Je tourne la clef de contact. Le moteur se réveille, distillant une musique mécanique hors du commun dans l’habitacle. Je m’en doutais mais je sais maintenant que je vais vivre une expérience exceptionnelle avec cette voiture. Elle promettait beaucoup de l’extérieur et elle va poursuivre son exercice de charme via cette splendide pièce mécanique tapie sous l’immense capot que j’ai sous les yeux. J’ai la passion des motos, et, bien que m’intéressant aux voitures, elles n’ont pas le pouvoir de séduction que celui de mes amies sur deux roues. Aujourd’hui, j’ai le sentiment que je serai moins catégorique. C’est la première fois que je fais connaissance avec un moteur possédant huit cylindres. Les pulsations qu’il transmet déjà alors que je n’ai pas encore enclenché la vitesse donnent un aperçu de ce qui nous attend. Car ma petite famille s’est spontanément portée candidate pour m’accompagner quand Sébastien m’a proposé d’essayer cette Ford Mustang magnifiquement retapée.

 

 

C’est le moment de partir. Pas besoin de boucler la ceinture de sécurité, il n’y en a pas. Je me saisis du généreux levier de la boîte de vitesses automatique, appuie avec le pouce sur le bouton pour le débloquer et le positionne sur la position D. J’enfonce avec toute la modération possible la pédale d’accélérateur. La voiture décolle en douceur avec le son du moteur qui semble traverser tout l’habitacle.

 

La jante du volant est étonnamment mince et la direction d’une grande douceur. Nous arrivons sur le boulevard au revêtement incertain ; la Ford Mustang manifeste alors son indépendance en refusant de suivre son cap. J’ai l’impression d’avoir l’avant qui chercher un peu sa route au gré des inégalités de terrain.

L’horizon se dégage et j’ose écraser un peu plus l’accélérateur. Le moteur vrombit un peu plus fort, de sa belle voix grave. Ce V8 constitue vraiment l’âme de cette voiture. A chaque sollicitation, il répond présent en délivrant une musique mécanique envoûtante.
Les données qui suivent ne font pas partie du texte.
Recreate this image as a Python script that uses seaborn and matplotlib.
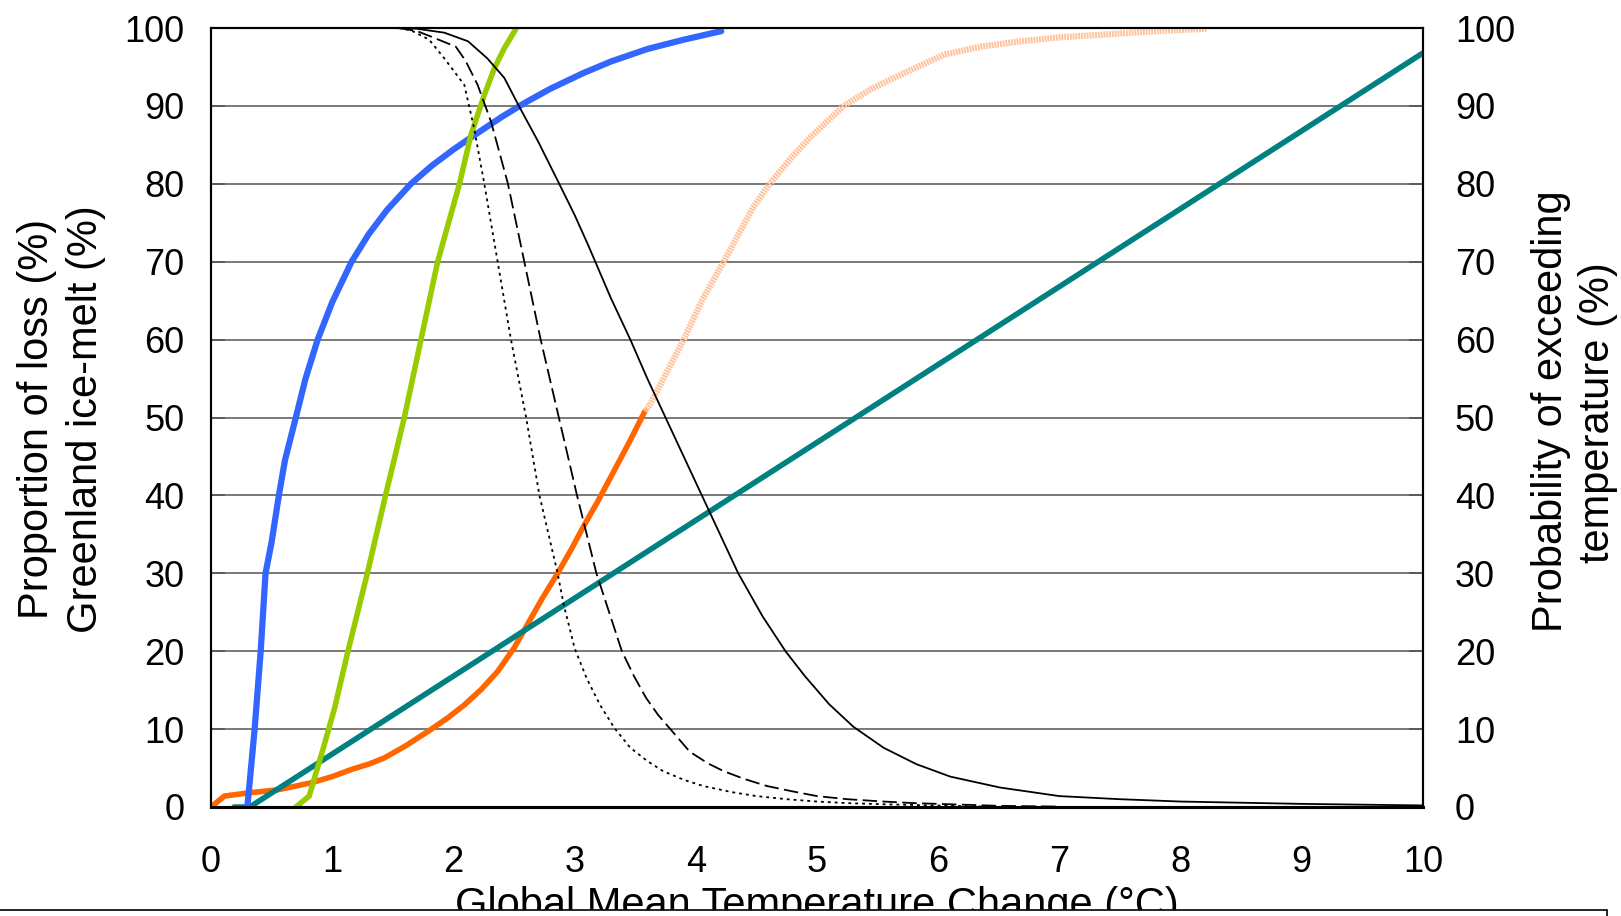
import numpy as np
import pandas as pd
import matplotlib
matplotlib.use("Agg")
import matplotlib.pyplot as plt
import matplotlib.patches as mpatches
import seaborn as sns

# ---------------- data ----------------
x_ticks = [0, 1, 2, 3, 4, 5, 6, 7, 8, 9, 10]
y_ticks = [0, 10, 20, 30, 40, 50, 60, 70, 80, 90, 100]

# Proportion of loss (blue)
blue_x = [0.30, 0.36, 0.41, 0.45, 0.50, 0.56, 0.61, 0.70, 0.78, 0.88, 1.00, 1.16, 1.30,
          1.45, 1.65, 1.82, 2.00, 2.15, 2.40, 2.59, 2.80, 3.07, 3.30, 3.60, 3.90, 4.21]
blue_y = [0.0, 10.0, 20.0, 30.0, 34.0, 40.0, 44.5, 50.0, 55.0, 60.0, 64.8, 70.0, 73.5,
          76.6, 80.0, 82.3, 84.4, 86.0, 88.6, 90.4, 92.2, 94.2, 95.7, 97.3, 98.5, 99.6]

# Greenland ice-melt (green)
green_x = [0.70, 0.81, 0.92, 1.02, 1.13, 1.29, 1.44, 1.595, 1.87, 2.05, 2.145, 2.255, 2.34, 2.42, 2.52]
green_y = [0.0, 1.4, 7.2, 12.7, 20.0, 30.0, 40.0, 50.0, 70.0, 80.0, 86.3, 91.4, 94.9, 97.4, 100.0]

# Teal linear series
teal_x = [0.19, 0.32, 10.0]
teal_y = [0.0, 0.0, 96.8]

# Orange series (solid part)
orange_x = [0.0, 0.11, 0.30, 0.55, 0.825, 1.00, 1.155, 1.30, 1.43, 1.60, 1.79, 1.95, 2.09,
            2.23, 2.365, 2.50, 2.61, 2.73, 2.86, 2.97, 3.08, 3.19, 3.30, 3.45, 3.58]
orange_y = [0.0, 1.4, 1.8, 2.2, 3.1, 3.9, 4.8, 5.5, 6.3, 7.8, 9.7, 11.4, 13.1,
            15.1, 17.4, 20.4, 23.4, 26.7, 30.0, 33.0, 36.2, 39.2, 42.4, 46.8, 50.8]

# Orange series continuation (light part)
peach_x = [3.58, 3.62, 3.75, 3.90, 4.05, 4.23, 4.47, 4.61, 4.78, 4.94, 5.22, 5.45, 5.69,
           6.05, 6.35, 6.68, 7.00, 7.31, 7.80, 8.22]
peach_y = [50.8, 51.6, 55.5, 60.0, 65.0, 70.0, 76.9, 80.0, 83.2, 85.9, 90.0, 92.2, 94.0,
           96.6, 97.6, 98.3, 98.8, 99.1, 99.6, 99.9]

# Probability of exceeding temperature (black solid)
prob_solid_x = [1.49, 1.70, 1.925, 2.12, 2.28, 2.42, 2.54, 2.70, 2.87, 3.00, 3.11, 3.30, 3.46,
                3.60, 3.75, 3.90, 4.05, 4.20, 4.35, 4.55, 4.74, 4.90, 5.10, 5.30, 5.55, 5.82,
                6.10, 6.51, 7.00, 7.50, 8.00, 9.00, 10.0]
prob_solid_y = [100.0, 99.9, 99.4, 98.3, 96.1, 93.6, 90.0, 85.4, 80.1, 76.0, 72.2, 65.3, 60.0,
                55.0, 50.0, 45.0, 40.0, 35.0, 30.0, 24.5, 20.0, 16.8, 13.2, 10.3, 7.6, 5.5,
                3.9, 2.5, 1.4, 1.0, 0.7, 0.4, 0.2]

# black dashed
prob_dash_x = [1.55, 1.70, 1.815, 2.02, 2.10, 2.20, 2.31, 2.45, 2.585, 2.72, 2.87, 3.02, 3.18,
               3.39, 3.49, 3.59, 3.69, 3.79, 3.95, 4.10, 4.23, 4.40, 4.585, 4.80, 5.00, 5.25,
               5.55, 5.80, 6.10, 6.50, 7.00]
prob_dash_y = [100.0, 99.6, 98.9, 97.6, 95.8, 92.7, 88.0, 80.0, 70.0, 60.0, 50.0, 40.0, 30.0,
               20.0, 16.8, 14.0, 11.8, 10.0, 7.1, 5.6, 4.6, 3.6, 2.7, 2.0, 1.4, 1.0,
               0.7, 0.5, 0.35, 0.15, 0.05]

# black dotted
prob_dot_x = [1.55, 1.65, 1.80, 1.925, 2.09, 2.17, 2.255, 2.365, 2.475, 2.60, 2.71, 2.86, 2.91,
              3.00, 3.10, 3.21, 3.33, 3.46, 3.60, 3.73, 3.90, 4.06, 4.30, 4.50, 4.75, 5.00,
              5.25, 5.55, 6.10, 6.40]
prob_dot_y = [100.0, 99.7, 98.5, 96.1, 92.7, 87.2, 80.0, 70.0, 60.0, 50.0, 40.0, 30.0, 26.0,
              20.4, 16.5, 13.1, 10.1, 7.6, 5.9, 4.6, 3.5, 2.7, 1.9, 1.4, 1.0, 0.7,
              0.5, 0.35, 0.15, 0.05]

left_label_lines = ["Proportion of loss (%)", "Greenland ice-melt (%)"]
right_label_lines = ["Probability of exceeding", "temperature (%)"]
x_label = "Global Mean Temperature Change (\u00b0C)"

# ---------------- styling ----------------
sns.set_theme(style="white")
plt.rcParams["font.family"] = ["Liberation Sans", "DejaVu Sans"]

W, H = 1621, 916
fig = plt.figure(figsize=(W / 100, H / 100), dpi=100)
L, R, T, B = 211, 1423, 28, 807
ax = fig.add_axes([L / W, 1 - B / H, (R - L) / W, (B - T) / H])
ax2 = ax.twinx()

def line(axis, xs, ys, **kw):
    df = pd.DataFrame({"x": xs, "y": ys})
    sns.lineplot(data=df, x="x", y="y", ax=axis, sort=False, estimator=None,
                 legend=False, **kw)

line(ax, orange_x, orange_y, color="#FF6600", linewidth=4.0, zorder=3,
     solid_joinstyle="round")
line(ax, peach_x, peach_y, color="#FFC29A", linewidth=4.5, zorder=3,
     linestyle=(0, (0.3, 0.15)), dash_capstyle="butt", dash_joinstyle="round")
line(ax, teal_x, teal_y, color="#008080", linewidth=4.0, zorder=4)
line(ax, blue_x, blue_y, color="#3366FF", linewidth=4.5, zorder=5,
     solid_capstyle="round", solid_joinstyle="round")
line(ax, green_x, green_y, color="#99CC00", linewidth=4.0, zorder=6,
     solid_joinstyle="round")

line(ax2, prob_solid_x, prob_solid_y, color="black", linewidth=1.3,
     solid_joinstyle="round")
line(ax2, prob_dash_x, prob_dash_y, color="black", linewidth=1.3,
     linestyle=(0, (8, 3)))
line(ax2, prob_dot_x, prob_dot_y, color="black", linewidth=1.3,
     linestyle=(0, (1.6, 2.2)))

for a in (ax, ax2):
    a.set_xlim(0, 10)
    a.set_ylim(0, 100)
    a.set_xlabel("")
    a.set_ylabel("")

ax.set_xticks(x_ticks)
ax.set_xticklabels([str(v) for v in x_ticks])
ax.set_yticks(y_ticks)
ax.set_yticklabels([str(v) for v in y_ticks])
ax2.set_yticks(y_ticks)
ax2.set_yticklabels([str(v) for v in y_ticks])

ax.yaxis.grid(True, color="#6e6e6e", linewidth=1.3)
ax.xaxis.grid(False)
ax.set_axisbelow(True)

ax.tick_params(axis="x", direction="in", length=10, width=1.2, color="black",
               pad=27, labelsize=26, labelcolor="black")
ax.tick_params(axis="y", direction="in", length=10, width=1.2, color="#555555",
               pad=19, labelsize=26, labelcolor="black", left=True)
ax2.tick_params(axis="y", direction="in", length=10, width=1.2, color="#555555",
                pad=23, labelsize=26, labelcolor="black", right=True)

for a in (ax, ax2):
    for s in a.spines.values():
        s.set_visible(True)
        s.set_color("black")
        s.set_linewidth(1.5)
    a.spines["bottom"].set_linewidth(2.2)

# axis titles
fs = 30
fig.text(37 / W, 1 - 419 / H, left_label_lines[0], rotation=90, ha="center",
         va="center", fontsize=fs, color="black")
fig.text(86 / W, 1 - 419 / H, left_label_lines[1], rotation=90, ha="center",
         va="center", fontsize=fs, color="black")
fig.text(1551 / W, 1 - 411 / H, right_label_lines[0], rotation=90, ha="center",
         va="center", fontsize=fs, color="black")
fig.text(1598 / W, 1 - 413 / H, right_label_lines[1], rotation=90, ha="center",
         va="center", fontsize=fs, color="black")
fig.text(817 / W, 1 - 886 / H, x_label, ha="center", va="top", fontsize=fs,
         color="black")

# white box with border at the very bottom (cuts the x title)
rect = mpatches.Rectangle((-0.01, -0.01), 1607 / W + 0.01, 0.01 + (H - 910) / H,
                          transform=fig.transFigure, facecolor="white",
                          edgecolor="black", linewidth=1.2, zorder=20)
fig.add_artist(rect)

fig.savefig("out.png", dpi=100, facecolor="white")
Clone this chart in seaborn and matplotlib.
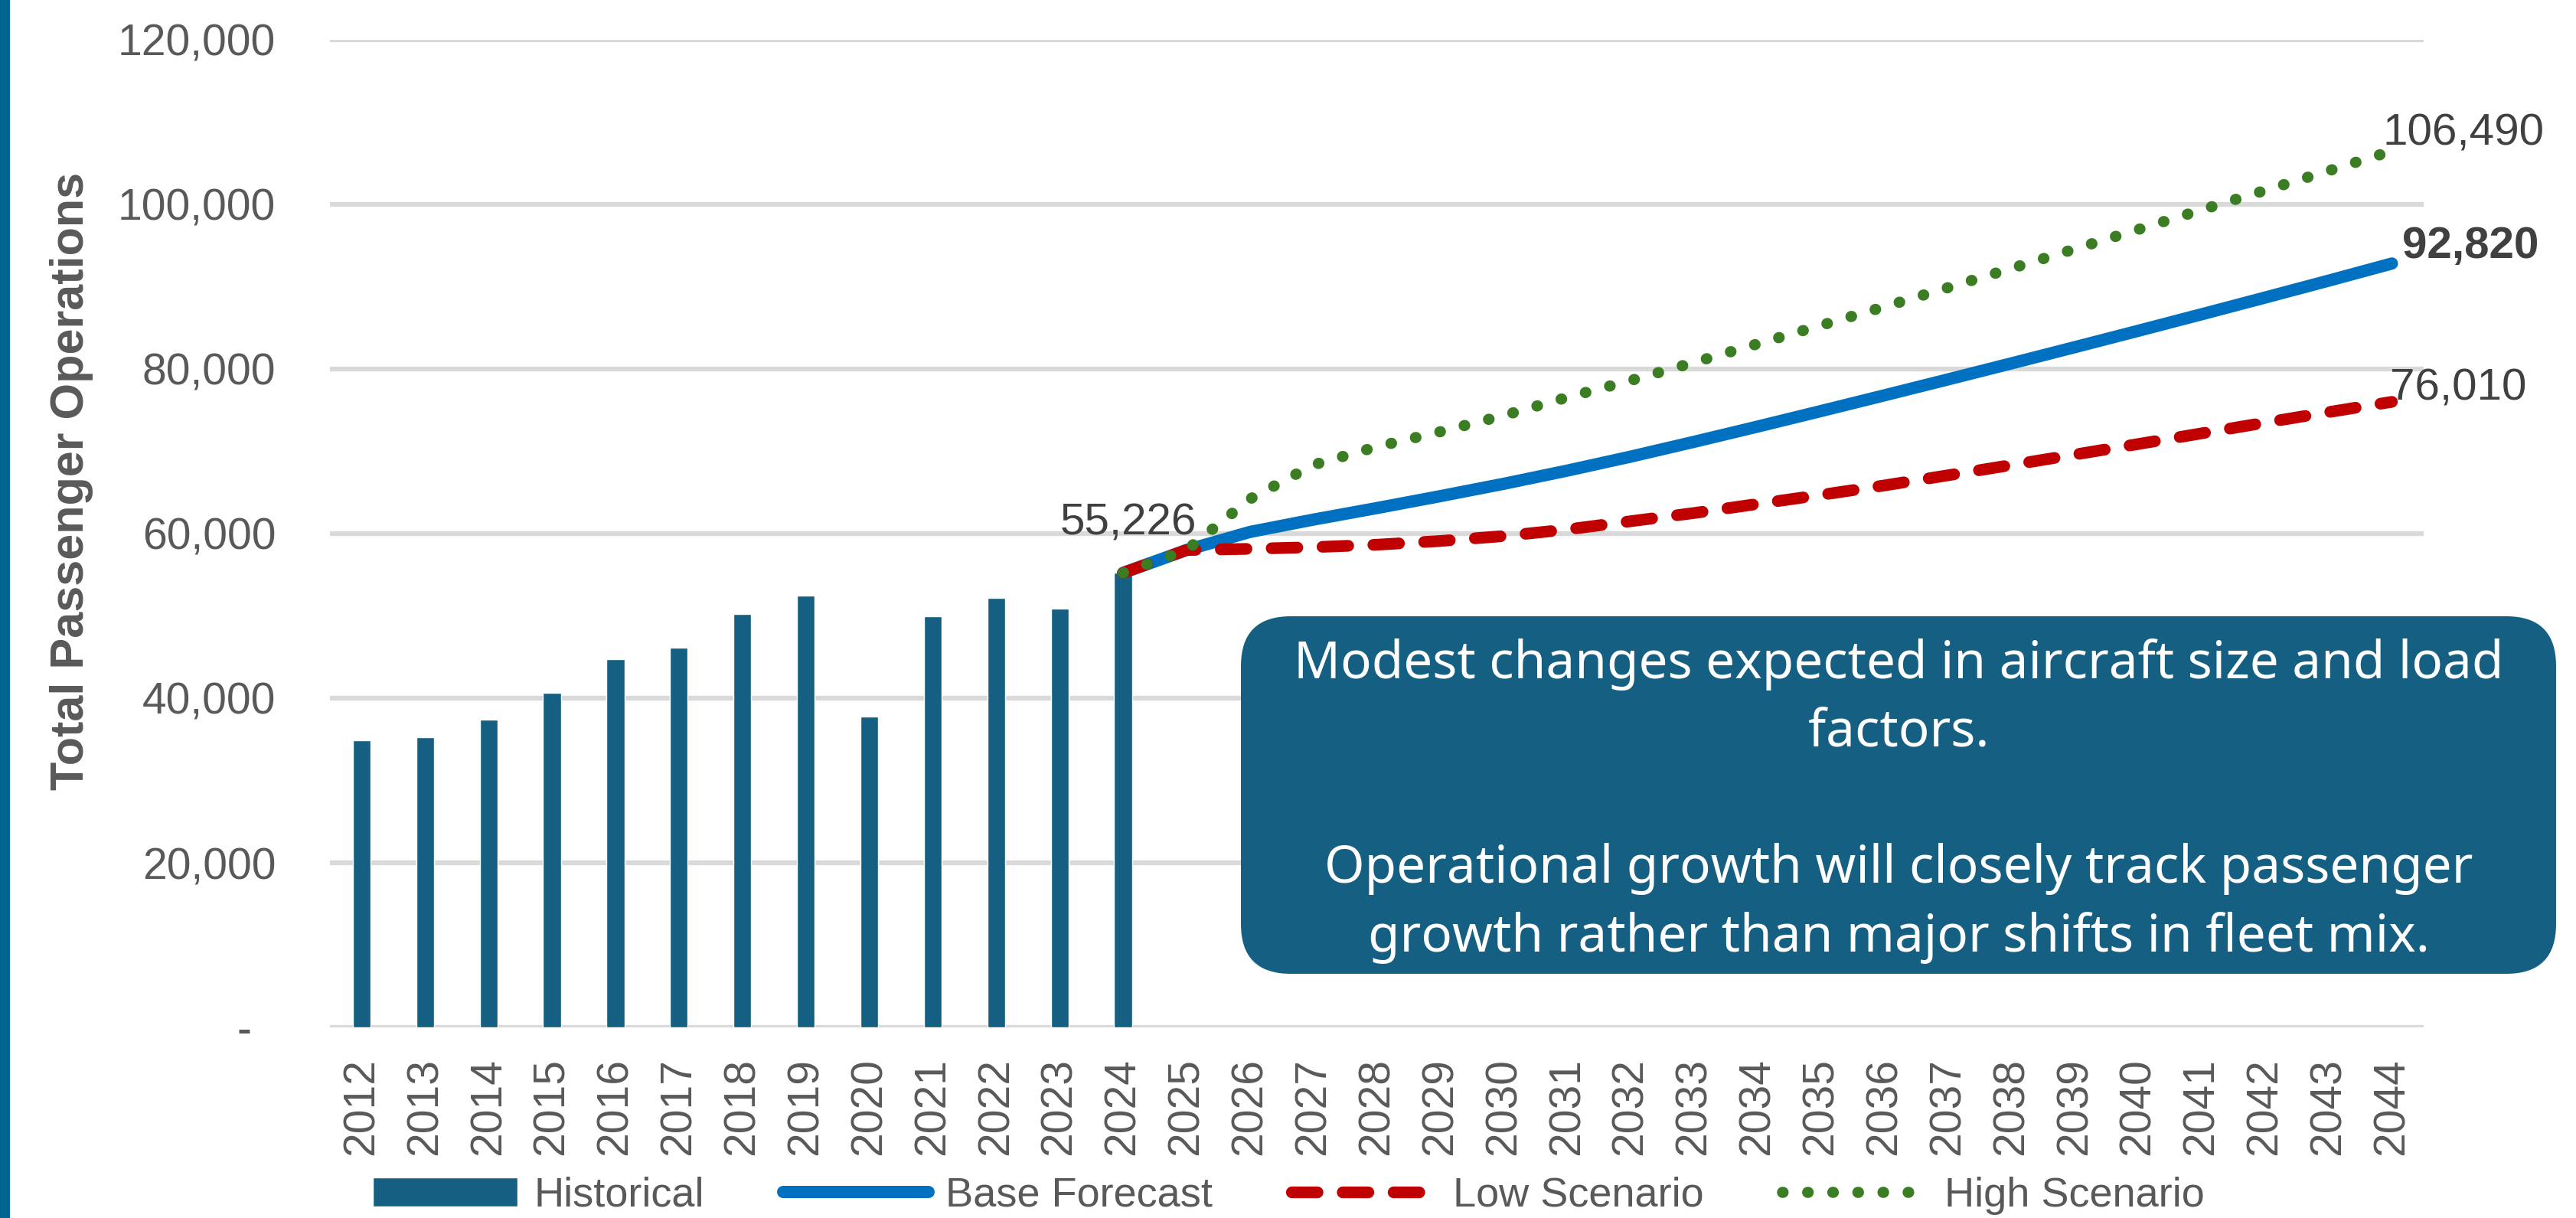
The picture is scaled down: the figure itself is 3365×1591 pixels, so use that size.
import numpy as np
import pandas as pd
import matplotlib
matplotlib.use("Agg")
import matplotlib.pyplot as plt
import seaborn as sns
from matplotlib.patches import FancyBboxPatch, Rectangle
from matplotlib.ticker import FuncFormatter

# ---------------- data ----------------
all_years = list(range(2012, 2045))
hist_years = list(range(2012, 2025))
hist_ops = [34850, 35230, 37430, 40630, 44790, 46120, 50200, 52450,
            37730, 49950, 52160, 50860, 55226]

fc_years = list(range(2024, 2045))
base_fc = [55226, 58000, 60200, 61700, 63100, 64550, 66050, 67650, 69350,
           71150, 73000, 74890, 76800, 78730, 80680, 82650, 84640, 86650,
           88680, 90730, 92820]
low_fc = [55226, 58000, 58150, 58350, 58650, 59100, 59700, 60500, 61500,
          62500, 63600, 64700, 65850, 67080, 68330, 69600, 70880, 72180,
          73480, 74760, 76010]
high_fc = [55226, 58000, 64200, 68350, 70550, 72380, 74350, 76550, 78600,
           80800, 83050, 85300, 87560, 89880, 92220, 94580, 96950, 99340,
           101700, 104080, 106490]

y_ticks = [0, 20000, 40000, 60000, 80000, 100000, 120000]
series_names = ["Historical", "Base Forecast", "Low Scenario", "High Scenario"]
y_label = "Total Passenger Operations"
box_lines = ["Modest changes expected in aircraft size and load",
             "factors.",
             "",
             "Operational growth will closely track passenger",
             "growth rather than major shifts in fleet mix."]

# ---------------- style ----------------
sns.set_style("white")
plt.rcParams["font.family"] = ["Liberation Sans", "DejaVu Sans"]

BAR_C = "#156082"
BASE_C = "#0070C0"
LOW_C = "#C00000"
HIGH_C = "#3A7D22"
GRID_C = "#D9D9D9"
TICK_C = "#595959"
LABEL_C = "#404040"

W, H, DPI = 3366, 1591, 100
fig = plt.figure(figsize=(W / DPI, H / DPI), dpi=DPI)
ax = fig.add_axes([431 / W, 1 - 1342 / H, (3166 - 431) / W, (1342 - 52) / H])

hist_df = pd.DataFrame({"year": hist_years, "ops": hist_ops})
fc_df = pd.DataFrame({"year": fc_years, "base": base_fc, "low": low_fc, "high": high_fc})

sns.barplot(data=hist_df, x="year", y="ops", native_scale=True, width=0.28,
            color=BAR_C, saturation=1, errorbar=None, ax=ax,
            label=series_names[0], zorder=2)

sns.lineplot(data=fc_df, x="year", y="base", color=BASE_C, linewidth=11.5,
             solid_capstyle="round", ax=ax, label=series_names[1], zorder=3)
sns.lineplot(data=fc_df, x="year", y="low", color=LOW_C, linewidth=11,
             dash_capstyle="round", ax=ax, label=series_names[2], zorder=4)
ax.get_lines()[-1].set_dashes((2.2, 2.15))
sns.lineplot(data=fc_df, x="year", y="high", color=HIGH_C, linewidth=10.5,
             dash_capstyle="round", ax=ax, label=series_names[3], zorder=5)
ax.get_lines()[-1].set_dashes((0.05, 2.2))

if ax.get_legend() is not None:
    ax.get_legend().remove()

# axes
ax.set_xlim(2011.5, 2044.5)
ax.set_ylim(0, 120000)
ax.set_xticks(all_years)
ax.set_xticklabels([str(y) for y in all_years], rotation=90)
ax.set_yticks(y_ticks)
ax.yaxis.set_major_formatter(FuncFormatter(lambda v, p: "-  " if v == 0 else f"{v:,.0f}"))
ax.tick_params(axis="both", length=0, labelsize=41, labelcolor=TICK_C)
ax.tick_params(axis="y", pad=51)
ax.tick_params(axis="x", pad=29)
ax.set_xlabel("")
ax.set_ylabel("")
for s in ax.spines.values():
    s.set_visible(False)
ax.yaxis.grid(True, color=GRID_C, linewidth=4.5, zorder=0)
ax.xaxis.grid(False)
ax.set_axisbelow(True)

fig.text(94 / W, 1 - 628 / H, y_label, rotation=90, fontsize=44, fontweight="bold",
         color=TICK_C, ha="center", va="center")

# data labels
ax.annotate(f"{hist_ops[-1]:,}", xy=(hist_years[-1], hist_ops[-1]), xytext=(5, 36),
            textcoords="offset points", ha="center", va="baseline",
            fontsize=42, color=LABEL_C, zorder=6)
ax.annotate(f"{high_fc[-1]:,}", xy=(fc_years[-1], high_fc[-1]), xytext=(-9, 5.5),
            textcoords="offset points", ha="left", va="baseline",
            fontsize=42, color=LABEL_C, zorder=6)
ax.annotate(f"{base_fc[-1]:,}", xy=(fc_years[-1], base_fc[-1]), xytext=(9.6, 5.4),
            textcoords="offset points", ha="left", va="baseline",
            fontsize=42, fontweight="bold", color=LABEL_C, zorder=6)
ax.annotate(f"{low_fc[-1]:,}", xy=(fc_years[-1], low_fc[-1]), xytext=(-2, 2),
            textcoords="offset points", ha="left", va="baseline",
            fontsize=42, color=LABEL_C, zorder=6)

# legend
handles, labels = ax.get_legend_handles_labels()
hmap = dict(zip(labels, handles))
fig.legend([hmap[n] for n in series_names], series_names, loc="center",
           bbox_to_anchor=(0.5, 1 - 1562 / H), ncol=4, frameon=False,
           fontsize=39, handlelength=3.5, handletextpad=0.4, columnspacing=1.9,
           labelcolor=TICK_C)

# left accent strip
fig.add_artist(Rectangle((0, 0), 13 / DPI, H / DPI, transform=fig.dpi_scale_trans,
                         facecolor="#006691", edgecolor="none", zorder=10))

# callout box
fig.add_artist(FancyBboxPatch((1621 / DPI, (H - 1272) / DPI), 1718 / DPI, 467 / DPI,
                              boxstyle="round,pad=0,rounding_size=0.65",
                              transform=fig.dpi_scale_trans,
                              facecolor=BAR_C, edgecolor="none", zorder=10))
baselines = [886, 976, 1065, 1153, 1243]
for txt, bl in zip(box_lines, baselines):
    if txt:
        fig.text(2480 / W, 1 - bl / H, txt, ha="center", va="baseline",
                 fontsize=48.5, color="white", family=["Noto Sans", "DejaVu Sans"],
                 zorder=11)

fig.savefig("out.png", dpi=DPI)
Il vit, ce moteur, à travers ces borborygmes qu’il diffuse généreusement.

 

La route s’élève vers les coteaux du nord de Pau. La direction est très douce mais aussi très démultipliée, ce qui n’est pas l’idéal pour une conduite très précise dans les successions de virages. J’ai le long capot devant moi qui semble jouer le rôle de viseur et j’ai parfois la désagréable sensation qu’il y a comme un temps de retard entre la sollicitation du volant et l’inscription de ce capot dans le virage. Ce n’est pas aujourd’hui que je vais adopter un rythme rapide ! Devant moi, le tableau de bord est d’une grande sobriété. J’aime beaucoup cette simplicité.

 

Dès que la route devient bosselée, le comportement routier de la Ford devient erratique et il n’incite guère à trop accélérer. C’est plutôt une bonne chose car j’ai cette image dans la tête d’une énorme goulée de carburant engloutie à chaque sollicitation de ce gros moteur. Je n’ose imaginer la consommation de cette voiture ! J’admire d’autant plus la performance de Steve Mac Queen dans le film Bullit lors de la plus belle cascade de cinéma (avec une exceptionnelle prise de son au plus près de la mécanique). Comment diantre faisait-il pour mener cette voiture somme toute bien rustique à de telles allures ?

 

C’est le chemin du retour. La sonorité du moteur m’enchante toujours autant même si j’ai conscience qu’il privilégie les sensations aux performances. Peu importe, il transmet de bonnes vibrations à celui qui est au volant …. et même aux deux passagères ravies. Elle a un côté moto, cette Ford Mustang, en ce sens qu’on la sent vivre. Au guidon d’un deux roues, il y a cette relation privilégiée avec la mécanique qui officie sous le réservoir. On est en contact direct avec elle, on la sent s’ébrouer dans les bas régimes, se réveiller au fur et à mesure que les tours/minute augmentent, rugir à l’approche de la zone rouge. Dans une voiture, tout cela est filtré et je n’ai jamais éprouvé dans un habitacle les merveilleuses sensations offertes par une moto. Sans parler de ce corps à corps qui définit la relation pilote-moto. Or, pour la première fois, un moteur de voiture m’a « parlé », mon corps a absorbé les fréquences sonores de l’énorme groupe propulseur. Cela m’a fait oublier les qualités routières incertaines et le freinage faisant office de ralentisseur.

 

La petite virée se termine. Je roule à une allure de sénateur, appréciant cette atmosphère si particulière née de la démesure des automobiles américaines, cette démesure que je ressentais, quand j’étais adolescent, en regardant les films et feuilletons américains, avec ces énormes voitures et leur moteur rugissant.

 

La balade est finie. Je regarde une dernière fois cette Mustang qui a su faire vibrer le motard au long cours que je suis, ce qui n’est pas une mince performance !

 

Merci Laetitia et Sébastien pour la balade offerte!